We were also gradually losing touch with Persian as a spoken language. It was being supplanted by Turki, the dialect of Turkish-Persian spoken by the peasant classes in the province of Azarbaijan. As we rode north we were sensible of this linguistic change. First the peasants we met in the village spoke Persian and understood Turki; farther north Persian was understood, but not spoken with any fluency; until, north and north-west of Zinjan, Turki entirely ousts the native Persian, the latter as a spoken language in many cases being quite unknown to the villagers.

So far we had seen nothing of any hostile Turks. A body of their cavalry and a few infantry were reported to be at Zinjan, but the villagers told us they had not come farther south, or anywhere in the neighbourhood of our own line of march. A few robber bands occasionally quitted their mountain lairs and descended into the plain, taking us for some peaceful merchant caravan, probably unarmed, and therefore an easy prey for these wild freebooters of the hills. But, on reconnoitring closer and discovering their mistake, they did not tarry, and turning about, went off into the hills as fast as their wiry ponies could carry them.

On the afternoon of May 30th we arrived within ten miles of Zinjan, and camped on a bare and desolate sand tract close to the main road. A Persian tea-house, with its walls crumbling to ruins, stood by the wayside. Tea there was none, and the occupier had disappeared, leaving his establishment to the care of the wild dogs and prowling hill robbers that nightly infested it. It was empty now, and abominably filthy, so I sat outside under the lee of the tea-house wall which afforded a little protection from the scorching heat, holding a very tired horse, and waiting for the sun to take himself from off the hot plain in order that we might seek both rest and refreshment.

At daylight on May 31st we broke camp early and moved cautiously forward in the hope of surprising the Turkish force in Zinjan, leaving the baggage and stores behind under a guard. Our total striking force was thirty all told, half of which was under Major Wagstaff and the remainder under Captain Osborne, 2nd King Edward's Horse.

Zinjan is a town of 24,000 inhabitants, shut in by high hills on the east and west, between which lies an immense plain traversed by the Zinjaneh Rud. On both banks of this river are beautiful gardens enclosed by walls of baked brick. If the Turks meant to make a stand here, they had found an admirable defensive position, and one from which it would take a couple of battalions to dislodge them. Osborne's party worked round to the west and north in order to threaten the retreat of the enemy, while Wagstaff and his small band, including myself, halted under cover of a garden wall to the south of the town.

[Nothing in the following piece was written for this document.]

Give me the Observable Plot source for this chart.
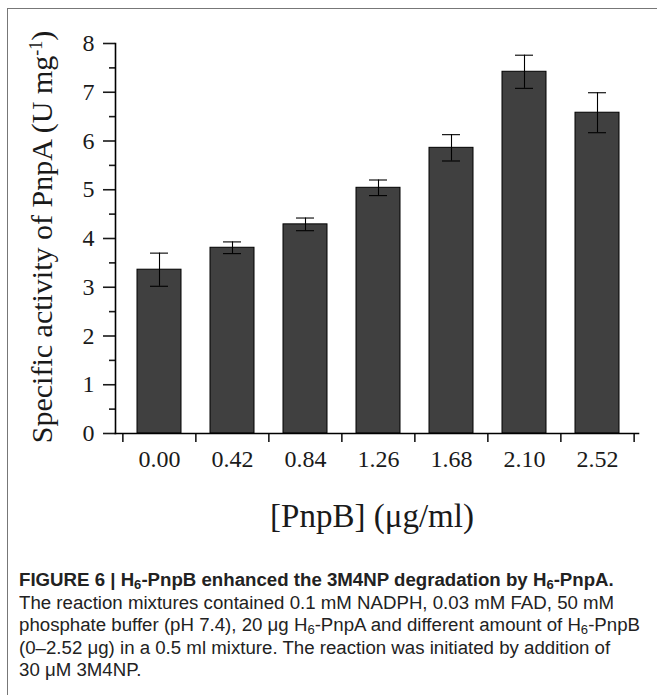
<!DOCTYPE html>
<html><head><meta charset="utf-8">
<script src="https://cdn.jsdelivr.net/npm/d3@7"></script>
<script src="https://cdn.jsdelivr.net/npm/@observablehq/plot@0.6"></script>
<style>
html,body{margin:0;padding:0;background:#fff;}
#frame{position:absolute;left:7px;top:8px;width:650px;height:687px;border-left:1px solid #777;border-top:1px solid #777;}
#chart{position:absolute;left:0;top:0;}
#caption{position:absolute;left:19px;top:569px;font-family:"Liberation Sans",Arial,sans-serif;font-size:18px;line-height:22.5px;color:#222;white-space:nowrap;transform-origin:0 0;}
#caption sub{font-size:0.7em;vertical-align:-0.25em;line-height:0;}
</style></head><body>
<div id="frame"></div>
<div id="chart"></div>
<div id="caption"><b>FIGURE 6 | H<sub>6</sub>-PnpB enhanced the 3M4NP degradation by H<sub>6</sub>-PnpA.</b><br>The reaction mixtures contained 0.1 mM NADPH, 0.03 mM FAD, 50 mM<br><span id="longline">phosphate buffer (pH 7.4), 20 μg H<sub>6</sub>-PnpA and different amount of H<sub>6</sub>-PnpB</span><br>(0–2.52 μg) in a 0.5 ml mixture. The reaction was initiated by addition of<br>30 μM 3M4NP.</div>
<script>
const concentrations = ["0.00", "0.42", "0.84", "1.26", "1.68", "2.10", "2.52"];
const activity = [3.36, 3.81, 4.29, 5.04, 5.86, 7.42, 6.58];
const errors = [0.34, 0.12, 0.13, 0.16, 0.27, 0.34, 0.41];
const yMajorTicks = [0, 1, 2, 3, 4, 5, 6, 7, 8];
const yMinorTicks = [0.5, 1.5, 2.5, 3.5, 4.5, 5.5, 6.5, 7.5];
const xLabel = "[PnpB] (μg/ml)";
const yLabel = "Specific activity of PnpA (U mg-1)";

const data = concentrations.map((c, i) => ({
  conc: c, activity: activity[i], lo: activity[i] - errors[i], hi: activity[i] + errors[i]
}));

const W = 657, H = 545, mL = 115, mR = 19, mT = 43, mB = 112, inL = 6.5, inR = 3.5;
const step = (W - mL - mR - inL - inR) / concentrations.length;
const ink = "#1a1a1a";

const chart = Plot.plot({
  width: W, height: H,
  marginLeft: mL, marginRight: mR, marginTop: mT, marginBottom: mB,
  style: {fontFamily: "'Liberation Serif', 'Times New Roman', serif", fontSize: "24px", color: ink, background: "transparent", overflow: "visible"},
  x: {type: "band", domain: concentrations, paddingInner: 0.4, paddingOuter: 0.2, insetLeft: inL, insetRight: inR},
  y: {domain: [0, 8]},
  marks: [
    Plot.barY(data, {x: "conc", y: "activity", fill: "#404040", stroke: "#000", strokeWidth: 1}),
    Plot.ruleX(data, {x: "conc", y1: "lo", y2: "hi", stroke: "#000", strokeWidth: 1.1}),
    Plot.tickY(data, {x: "conc", y: "hi", insetLeft: 13, insetRight: 13, stroke: "#000", strokeWidth: 1.1}),
    Plot.tickY(data, {x: "conc", y: "lo", insetLeft: 13, insetRight: 13, stroke: "#000", strokeWidth: 1.1}),
    Plot.axisY({ticks: yMajorTicks, tickSize: 12, tickPadding: 9, strokeWidth: 1.6, fontSize: 24, label: yLabel, labelArrow: "none", labelAnchor: "center", labelOffset: 86, color: ink}),
    Plot.axisY({ticks: yMinorTicks, tickSize: 6, strokeWidth: 1.6, tickFormat: () => "", label: null}),
    Plot.axisX({tickSize: 0, tickPadding: 16, fontSize: 24, label: xLabel, labelArrow: "none", labelAnchor: "center", labelOffset: 92, color: ink}),
    Plot.axisX({ticks: concentrations, tickSize: 9, strokeWidth: 1.6, tickFormat: () => "", label: null, dx: -step / 2}),
    Plot.axisX({ticks: concentrations.slice(-1), tickSize: 9, strokeWidth: 1.6, tickFormat: () => "", label: null, dx: step / 2}),
    Plot.frame({anchor: "left", stroke: "#000", strokeWidth: 1.6}),
    Plot.frame({anchor: "bottom", stroke: "#000", strokeWidth: 1.6})
  ]
});
document.getElementById("chart").append(chart);

// place a text element so its box is centred on (cx, cy)
function centreOn(el, cx, cy) {
  const r = el.getBoundingClientRect();
  const g = document.createElementNS("http://www.w3.org/2000/svg", "g");
  g.setAttribute("transform", `translate(${cx - (r.left + r.width / 2)},${cy - (r.top + r.height / 2)})`);
  el.parentNode.insertBefore(g, el);
  g.appendChild(el);
}

d3.select(chart).selectAll("text").each(function () {
  const t = this.textContent;
  if (t.startsWith("[PnpB]")) {
    d3.select(this).attr("font-size", 33);
    centreOn(this, 372, 516);
  } else if (t.startsWith("Specific")) {
    const el = d3.select(this).attr("font-size", 30);
    const node = el.select("tspan").empty() ? el : el.select("tspan");
    node.text(null);
    node.append("tspan").text("Specific activity of PnpA (U mg");
    node.append("tspan").attr("dy", "-0.55em").attr("font-size", "0.6em").text("-1");
    node.append("tspan").attr("dy", "0.33em").text(")");
    centreOn(this, 42, 237);
  }
});

// caption: condensed face like the journal's
const cap = document.getElementById("caption");
const lw = document.getElementById("longline").getBoundingClientRect().width;
cap.style.transform = `scaleX(${621 / lw})`;
</script>
</body></html>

Some Persian Charvadars coming out of the town volunteered the information that the Turks holding Zinjan, whose numbers were variously estimated at from two to three hundred, were already in flight, and galloping away northwards as hard as they could go. The news of our approach must have reached them early. No doubt our numerical strength had been magnified tenfold by the imaginative native spy who had carried the intelligence of our advance.

This information decided Wagstaff. In a moment we had flung ourselves into the saddles and, with a wild British cheer that shook sleepy folk out of their beds, we dashed across the stone bridge spanning the river and so into Zinjan. We rode first for the bazaars, hoping to round up in that quarter some stray Turks who had overstayed their leave when the town was being evacuated. But we found none.

If our sudden arrival failed to surprise the Turks, it certainly alarmed the inhabitants of Zinjan. Panic seized them. In the bazaars the women and children fled at our approach, and the shopkeepers, trembling in every limb, made frantic efforts to bolt and bar their premises. Finding that the new-comers neither robbed nor maltreated anyone, the bazaar lost its attack of "nerves," and recovered its habitual calm. Business instincts got the better of physical fear. Shutters came down with a run, and as a slight token of local appreciation, and in honour of our coming, all bazaar prices were immediately, and by universal consent, increased one hundred per cent.